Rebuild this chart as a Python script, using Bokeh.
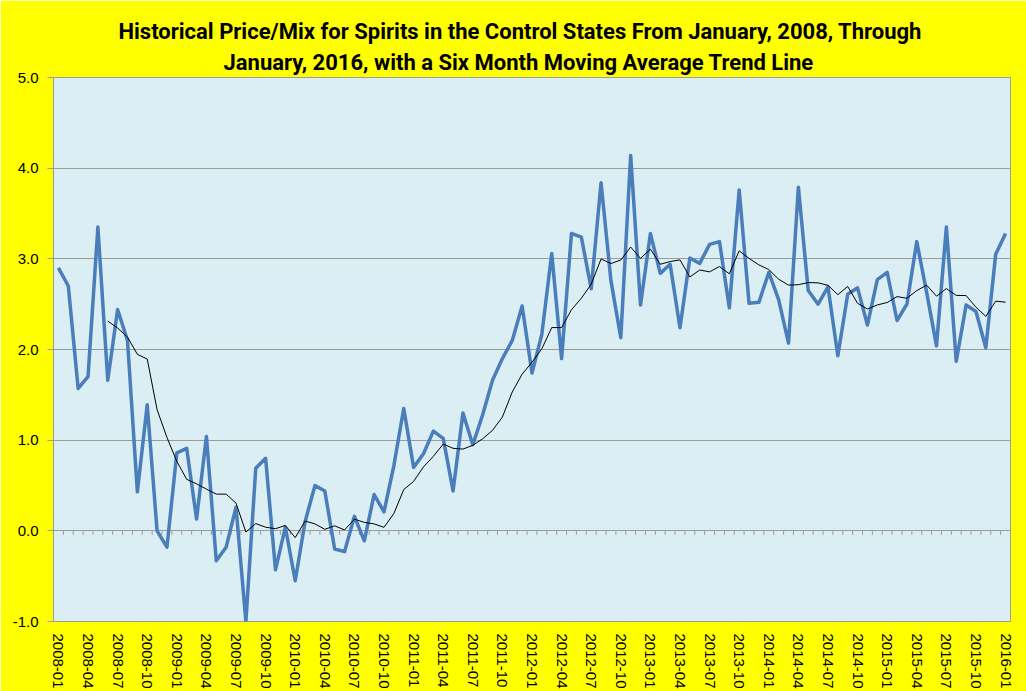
import pandas as pd
from bokeh.plotting import figure
from bokeh.models import Range1d, FixedTicker, Title, ColumnDataSource, PrintfTickFormatter
from bokeh.embed import file_html
from bokeh.resources import INLINE

# ---------------- data ----------------
months = [f"{y}-{m:02d}" for y in range(2008, 2017) for m in range(1, 13)][:97]

price_mix = [
    2.90, 2.70, 1.57, 1.70, 3.35, 1.66, 2.44, 2.10, 0.43, 1.39, 0.00, -0.18,   # 2008
    0.86, 0.91, 0.13, 1.04, -0.33, -0.18, 0.26, -1.00, 0.69, 0.80, -0.43, 0.04,  # 2009
    -0.55, 0.10, 0.50, 0.44, -0.20, -0.23, 0.16, -0.11, 0.40, 0.21, 0.72, 1.35,  # 2010
    0.70, 0.85, 1.10, 1.02, 0.44, 1.30, 0.95, 1.28, 1.66, 1.90, 2.10, 2.48,      # 2011
    1.74, 2.17, 3.06, 1.90, 3.28, 3.24, 2.67, 3.84, 2.76, 2.13, 4.14, 2.49,      # 2012
    3.28, 2.84, 2.94, 2.24, 3.01, 2.95, 3.16, 3.19, 2.46, 3.76, 2.51, 2.52,      # 2013
    2.85, 2.55, 2.07, 3.79, 2.65, 2.50, 2.69, 1.93, 2.61, 2.68, 2.27, 2.77,      # 2014
    2.85, 2.32, 2.50, 3.19, 2.63, 2.04, 3.35, 1.87, 2.49, 2.42, 2.02, 3.05,      # 2015
    3.28,                                                                          # 2016-01
]

y_ticks = [-1.0, 0.0, 1.0, 2.0, 3.0, 4.0, 5.0]
label_every = 3

title_line1 = "Historical Price/Mix for Spirits in the Control States From January, 2008, Through"
title_line2 = "January, 2016, with a Six Month Moving Average Trend Line"

# six month moving average trend line (as the chart's trendline defines it)
moving_avg = pd.Series(price_mix).rolling(6).mean().tolist()

idx = list(range(len(months)))
src = ColumnDataSource(dict(x=idx, v=price_mix, ma=moving_avg))

# category boundaries (tick marks on the axis crossing at zero)
bounds = [i - 0.5 for i in idx] + [idx[-1] + 0.5]

# ---------------- figure ----------------
YELLOW = "#FFFF00"
PLOT_BG = "#DAEEF3"
GRID = "#9C9C9C"
TXT_FONT = "Liberation Sans"
TITLE_FONT = "Roboto"

FRAME_W, FRAME_H = 957, 544
y0, y1 = -1, 5

p = figure(frame_width=FRAME_W, frame_height=FRAME_H,
           x_range=Range1d(-0.5, len(months) - 0.5), y_range=Range1d(y0, y1),
           output_backend="svg", toolbar_location=None, tools="",
           min_border_left=53, min_border_right=16, min_border_top=77, min_border_bottom=70,
           background_fill_color=PLOT_BG, border_fill_color=YELLOW,
           outline_line_color=GRID, outline_line_width=1,
           title=title_line1)

p.title.align = "left"
p.title.offset = 65
p.title.text_font = TITLE_FONT
p.title.text_font_size = "22px"
p.title.text_font_style = "bold"
p.title.text_color = "#000000"
p.title.standoff = 4
p.add_layout(Title(text=title_line2, align="left", offset=170, text_font=TITLE_FONT,
                   text_font_size="22px", text_font_style="bold", text_color="#000000",
                   standoff=5), "above")

# y axis
ya = p.yaxis[0]
ya.ticker = FixedTicker(ticks=y_ticks)
ya.formatter = PrintfTickFormatter(format="%.1f")
ya.axis_line_color = GRID
ya.major_tick_line_color = GRID
ya.major_tick_out = 6
ya.major_tick_in = 0
ya.minor_tick_line_color = None
ya.major_label_standoff = 9
ya.major_label_text_font = TXT_FONT
ya.major_label_text_font_size = "15px"
ya.major_label_text_color = "#000000"

p.ygrid.ticker = FixedTicker(ticks=y_ticks)
p.ygrid.grid_line_color = GRID
p.ygrid.grid_line_width = 1
p.xgrid.visible = False

# x labels axis (bottom)
xa = p.xaxis[0]
xa.ticker = FixedTicker(ticks=idx[::label_every])
xa.major_label_overrides = {i: months[i] for i in idx[::label_every]}
xa.major_label_orientation = "vertical"
xa.axis_line_color = None
xa.major_tick_line_color = None
xa.minor_tick_line_color = None
xa.major_label_standoff = 6
xa.major_label_text_font = TXT_FONT
xa.major_label_text_font_size = "15px"
xa.major_label_text_color = "#000000"

# tick marks hanging from the zero line between categories (4 px long)
tick_len = 4 * (y1 - y0) / FRAME_H
p.segment(x0=bounds, y0=[0] * len(bounds), x1=bounds, y1=[-tick_len] * len(bounds),
          line_color=GRID, line_width=1)

# series
p.line("x", "v", source=src, line_color="#4A7EBB", line_width=3.5, line_join="round")
p.line("x", "ma", source=src, line_color="#000000", line_width=1)

open("out.html", "w").write(file_html(p, INLINE))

**WRITTEN EXERCISE:** Return the material line for line, from its beginning to the line that contains "in range(1, 13)][:97]", with the pictures left out.

**RESPONSE FOR THIS EXERCISE:**
Rebuild this chart as a Python script, using Bokeh.
import pandas as pd
from bokeh.plotting import figure
from bokeh.models import Range1d, FixedTicker, Title, ColumnDataSource, PrintfTickFormatter
from bokeh.embed import file_html
from bokeh.resources import INLINE

# ---------------- data ----------------
months = [f"{y}-{m:02d}" for y in range(2008, 2017) for m in range(1, 13)][:97]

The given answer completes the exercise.